With close to 39,000 results, the 2013 Chicago Marathon Results combine two of my favourite topics, statistics and running. I decided to take this opportunity to learn more about pandas by using it to analyze the result set to provide some insight into how people run marathons. (I myself ran this race)
- 55% female, 45% male
- Age group with most runners: Female, 25-29
- Average finishing time: 4:32:24.7
- Median finishing time: 4:27:26.0
- Finishing Time Percentiles:
Top 1%: 2:50:20
Top 5%: 3:14:11
Top 10%: 3:28:35
Top 20%: 3:46:58
- % of runners who met the new Chicago qualifying standards (3:15 men, 3:45 women)

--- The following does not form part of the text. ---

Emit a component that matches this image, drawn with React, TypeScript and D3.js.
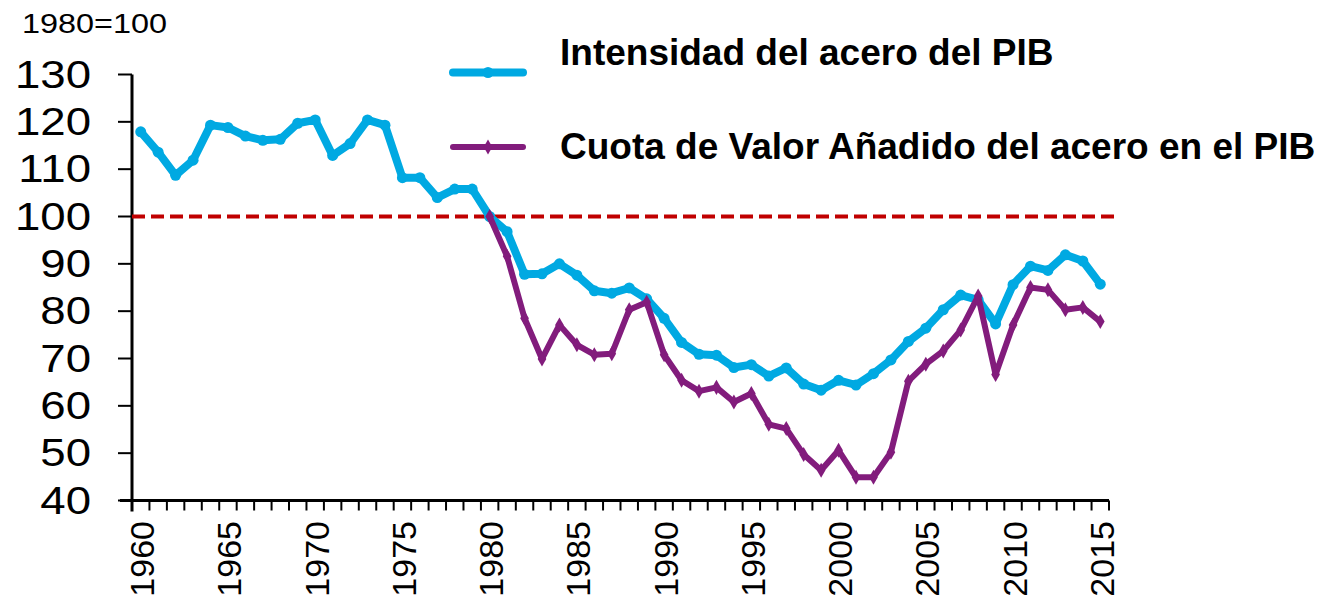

Histograms are fun because they show distributions:
This shows the largest five-minute bin is 3:55-4:00. It’s larger by quite a bit and one possible explanation is that the most common goal time a sub-4 hour finish. This significantly skews the distribution from what you would expect if everyone ran to the limit of their ability.
Next, we have essentially the cumulative distribution function of the above: What percentage of people ran faster than a given time. The 50% point is defined as the median, which is 04:27:26.

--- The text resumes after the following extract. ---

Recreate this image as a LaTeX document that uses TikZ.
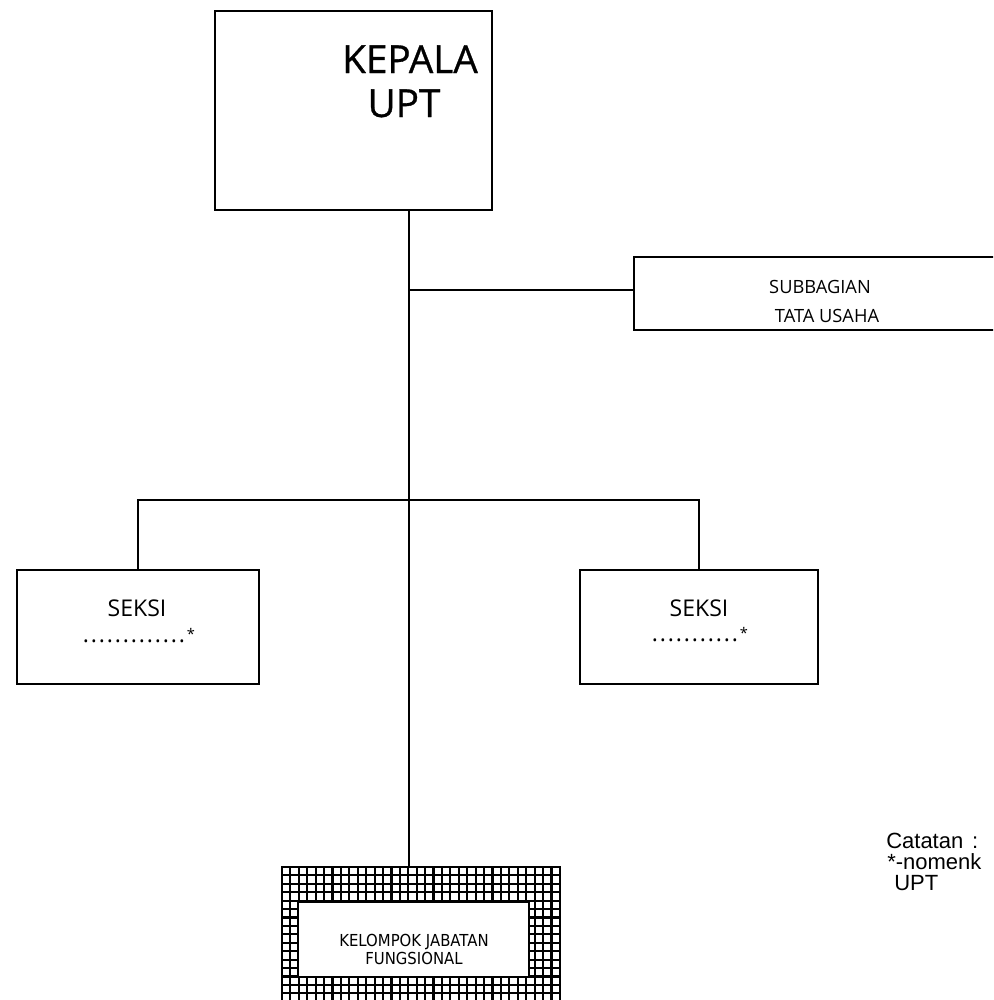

A CDF like this is a good way to compare your time with others. For example, a sub-3:30 would get you roughly into the top-10%.
Lastly, a comparison of the difference between mean male and female finish times across the different age groups:
As you can see, it’s remarkable consistent, with most between 25-30 mins.
I’ve cherry picked which graphs to include. Check out the full analysis/IPython Notebook for more. (The analysis itself is a cherry picking of sorts)
This was a great way for me to learn the basics of the great pandas library for data analysis. I’ll be following this up with some tips on pandas learned during my brief time with it.